5. Comment intégrer la VR dans un plan de formation sécurité ?
Après avoir compris ce qu’est une formation sécurité en réalité virtuelle et ce qu’elle apporte, reste la question centrale : comment faire concrètement pour la mettre en place dans le cadre de la formation professionnelle ?5.1. Identifier les risques prioritaires à traiter
La première étape consiste à repartir du document unique d’évaluation des risques et des données d’accidents ou d’incidents. L’objectif est de repérer les risques pour lesquels la réalité virtuelle peut apporter une réelle valeur ajoutée. Cela peut être le cas, par exemple :- de l’incendie et de l’évacuation, qui se prêtent particulièrement bien à des scénarios immersifs ;
- de certaines interventions techniques (électriques, mécaniques, chimiques) difficiles à simuler en conditions réelles ;
- de la détection de situations dangereuses sur des chantiers ou dans des ateliers, où la VR permet de multiplier les cas sans interrompre la production.
5.2. Choisir les bons contenus et les bons prestataires
Une fois les thématiques ciblées, deux options principales s’offrent à vous :- recourir à des scénarios “catalogue” proposés par des organismes de formation ou des éditeurs spécialisés, qui couvrent des risques courants (incendie, évacuation, gestes de secours, risques électriques, risques chimiques, travail en hauteur, etc.) ;
- co-construire des scénarios sur mesure, adaptés à votre secteur ou à vos locaux, lorsque les risques sont très spécifiques ou que vous souhaitez un ancrage fort dans votre réalité terrain.
5.3. Intégrer la VR dans les parcours existants
L’étape suivante consiste à insérer la réalité virtuelle dans les parcours de formation sécurité déjà en place, plutôt qu’à en faire une action isolée. Concrètement, il peut s’agir :- d’ajouter un module en VR dans une journée de formation incendie ou évacuation ;
- de proposer un scénario immersif au cœur d’une formation “Habilitation électrique” ou “Risques chimiques” ;
- d’utiliser la VR comme fil rouge d’un parcours d’intégration sécurité pour les nouveaux arrivants.
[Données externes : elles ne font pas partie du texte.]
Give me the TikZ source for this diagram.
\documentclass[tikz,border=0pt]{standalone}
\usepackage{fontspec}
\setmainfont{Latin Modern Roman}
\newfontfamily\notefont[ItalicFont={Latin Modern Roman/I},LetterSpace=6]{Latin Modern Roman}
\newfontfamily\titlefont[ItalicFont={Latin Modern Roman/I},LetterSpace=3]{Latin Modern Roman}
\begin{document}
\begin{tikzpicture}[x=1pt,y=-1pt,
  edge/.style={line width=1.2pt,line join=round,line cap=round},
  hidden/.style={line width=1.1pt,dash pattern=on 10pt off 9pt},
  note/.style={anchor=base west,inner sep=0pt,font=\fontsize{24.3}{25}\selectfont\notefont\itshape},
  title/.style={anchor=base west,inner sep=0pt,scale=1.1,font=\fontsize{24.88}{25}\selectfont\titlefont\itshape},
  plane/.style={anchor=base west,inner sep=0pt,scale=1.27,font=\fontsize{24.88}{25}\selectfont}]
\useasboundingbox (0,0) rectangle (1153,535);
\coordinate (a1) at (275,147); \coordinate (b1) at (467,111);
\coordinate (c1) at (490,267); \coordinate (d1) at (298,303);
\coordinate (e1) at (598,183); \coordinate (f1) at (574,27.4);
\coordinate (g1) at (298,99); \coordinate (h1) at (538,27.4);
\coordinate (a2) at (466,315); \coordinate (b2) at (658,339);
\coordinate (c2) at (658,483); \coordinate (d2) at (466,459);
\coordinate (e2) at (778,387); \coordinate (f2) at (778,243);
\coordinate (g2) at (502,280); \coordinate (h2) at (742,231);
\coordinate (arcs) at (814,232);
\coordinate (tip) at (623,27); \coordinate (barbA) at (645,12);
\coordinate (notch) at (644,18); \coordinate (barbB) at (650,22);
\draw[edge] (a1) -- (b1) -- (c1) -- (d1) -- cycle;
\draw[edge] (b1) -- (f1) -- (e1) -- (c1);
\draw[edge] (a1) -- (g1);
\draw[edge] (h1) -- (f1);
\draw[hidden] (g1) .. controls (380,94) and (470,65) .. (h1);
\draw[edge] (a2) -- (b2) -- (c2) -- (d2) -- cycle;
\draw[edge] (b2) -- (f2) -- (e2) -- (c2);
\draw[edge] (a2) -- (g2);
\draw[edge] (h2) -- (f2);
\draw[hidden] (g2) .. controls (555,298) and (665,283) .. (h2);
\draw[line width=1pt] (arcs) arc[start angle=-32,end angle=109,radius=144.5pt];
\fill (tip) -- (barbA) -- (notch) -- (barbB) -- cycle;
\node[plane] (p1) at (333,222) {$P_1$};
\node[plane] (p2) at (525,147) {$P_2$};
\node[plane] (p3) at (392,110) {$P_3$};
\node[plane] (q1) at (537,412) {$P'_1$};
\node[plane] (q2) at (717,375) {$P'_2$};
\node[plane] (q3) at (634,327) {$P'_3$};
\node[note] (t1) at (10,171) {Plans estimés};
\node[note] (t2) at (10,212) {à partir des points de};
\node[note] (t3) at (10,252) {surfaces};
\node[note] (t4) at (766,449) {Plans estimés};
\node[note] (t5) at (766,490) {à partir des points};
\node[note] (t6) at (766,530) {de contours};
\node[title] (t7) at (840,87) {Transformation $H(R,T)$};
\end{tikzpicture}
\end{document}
5.4. Organiser concrètement les sessions pour les salariés
Sur le plan opérationnel, la mise en œuvre doit être anticipée. Il s’agit notamment de :- définir le nombre de personnes à former et le rythme souhaité ;
- planifier les sessions en fonction de l’activité, pour ne pas pénaliser la production ou le service ;
- réserver un espace adapté pour les exercices en VR ;
- informer les salariés : objectifs de la formation, durée, modalités, bénéfices pour eux.
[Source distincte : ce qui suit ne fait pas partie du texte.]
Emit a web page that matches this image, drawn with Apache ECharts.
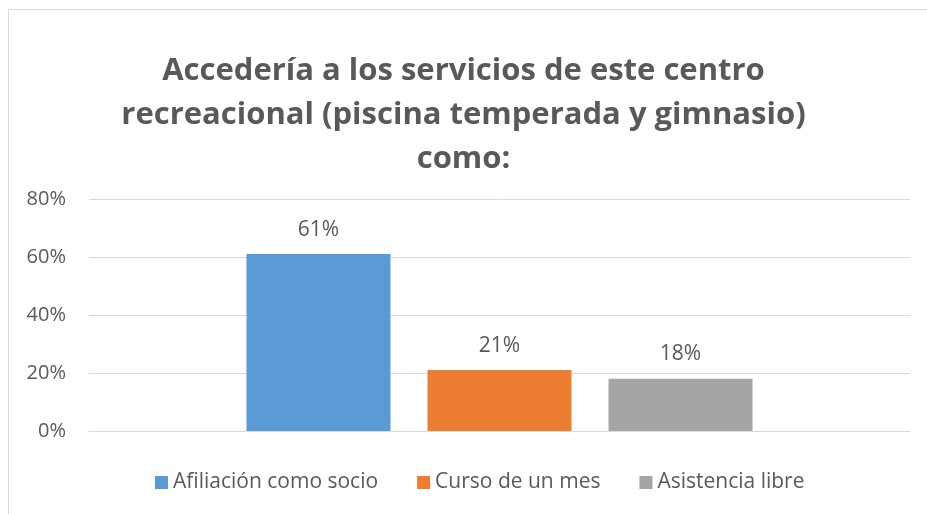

5.5. Mesurer l’impact et ajuster le dispositif
Enfin, comme pour toute action de formation, il est essentiel de mesurer l’efficacité de la démarche. Cela passe par plusieurs niveaux :- recueillir la satisfaction des participants, non seulement sur l’aspect “innovant”, mais surtout sur ce qu’ils ont compris, retenu et ce qu’ils pensent pouvoir réutiliser ;
- observer l’évolution des pratiques sur le terrain : les réflexes sont-ils mieux appliqués ? les consignes sont-elles davantage respectées ? ;
- suivre l’évolution des incidents, des accidents ou des presqu’accidents liés aux risques travaillés en VR.
Une innovation au service de la prévention et de la formation professionnelle
La réalité virtuelle appliquée à la formation sécurité n’est ni un gadget technologique ni une mode passagère. Bien conçue et bien intégrée dans un plan de formation, elle devient un outil pédagogique extrêmement efficace pour :- rendre les salariés acteurs de leur sécurité ;
- les confronter à des situations réalistes, y compris rares et critiques, sans risque réel;
- renforcer la culture prévention et la performance globale de l’entreprise.